What’s a tandem skydive? This is when you are attached to the front of a professional skydiver. I had to watch a safety video and sign all sorts of waivers because let’s face it, this could have the possibility of grave consequences. Still, the excitement of the adventure was greater than my fear so I got suited up in a spandex type jump suit and harness. Starting to feel the nerves, I immediately felt as if I had to run to the ladies room. Back out in the hanger now, with my nerves in check, it was time to go. I followed my instructor out on the tarmac to the plane with my nerves surfacing once again. Climbing into the plane, I took my place sitting in front of my tandem master and soon the plane was taxing down the runway and climbing to altitude. Now I have to tell you, I was really starting to have second thoughts.
At altitude a green light in the rear of the plane began to flash and the experienced jumpers on board pulled opened a hatch door in the side of the plane and began jumping out. At this point, I started to have more than second thoughts.

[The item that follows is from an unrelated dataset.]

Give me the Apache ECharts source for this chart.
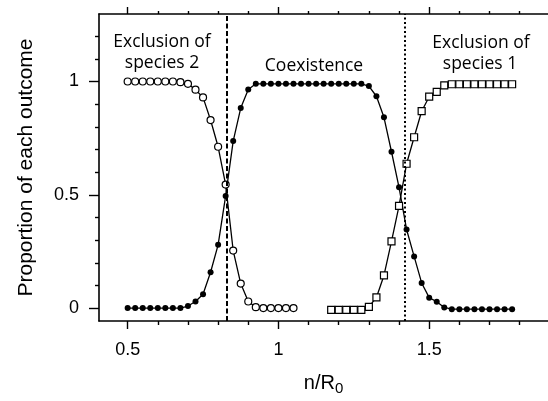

Finally it was my turn. My instructor had gotten me all attached and we inched toward the door. Man, I was shaking in my shoes. As we crept toward that open door my heart began to thunder, my mouth went dry, my palms began to sweat and I had this nearly uncontrollable urge to empty my bladder … again. When we got to the door and I glanced out, the ground 3 miles below looked like tiny little colored squares … and I froze with fear. “I don’t think I can do this,” I yelled to my instructor over the raging sound of the wind rushing past the opened door. He was kind, but he was determined. “Sure you can,” he yelled back and leaning down, he placed his knee behind my knee and asserted a little pressure. My knees buckled and I literally fell out of the plane.
As soon as I was out that door, all the anxiety fled. I was in awe of the vista below. I must confess right here and now … it was one of the most amazing encounters one could ever experience. You are falling at approximately 120 miles
per hour and the wind rushing past you is intense, and totally surreal. The view was amazing. Monterey Bay was to my right and the Sierra Nevada’s to my left. It was the most incredible view of a truly beautiful landscape.
We didn’t stay in what they call “free fall” for very long before the instructor
pulled the rip cord. The parachute opened (Thank God) and I got that feeling of being yanked upward, but in actuality it is just that the parachute has slowed the fall. This is one of the greatest feelings and probably over the course of my skydiving career, my favorite part of the sky dive. I remember looking up at that huge multi-colored parachute flying above my head and thinking it was the most beautiful thing I could imagine ever seeing. I found myself in a silent world being guided through the air in a portion of the skydiving experience referred to as “under canopy” and I can tell you the wonder of this experience gives me some insight as to the joy and freedom birds feel as they glide overhead. I now know why birds sing.
We landed in the center of the “drop zone” (the area designated specifically for skydivers to land) with the ease of merely taking a step. The entire experience was a complete adrenaline rush that I cannot even begin to explain. I couldn’t stop smiling for about two weeks! It was amazing and I was hooked. If you have always wanted to try skydiving, I highly recommend it. It is not for the faint of heart, but for those with an adventurous spirit. What does this have to do with writing? You have written a wonderful story … much like creeping toward the open door in the side of a perfectly good plane and then your fear takes over … but once you take the leap … and get out there you will have the best experience of your life. So, remember you can’t enjoy the experience unless you get out of the plane.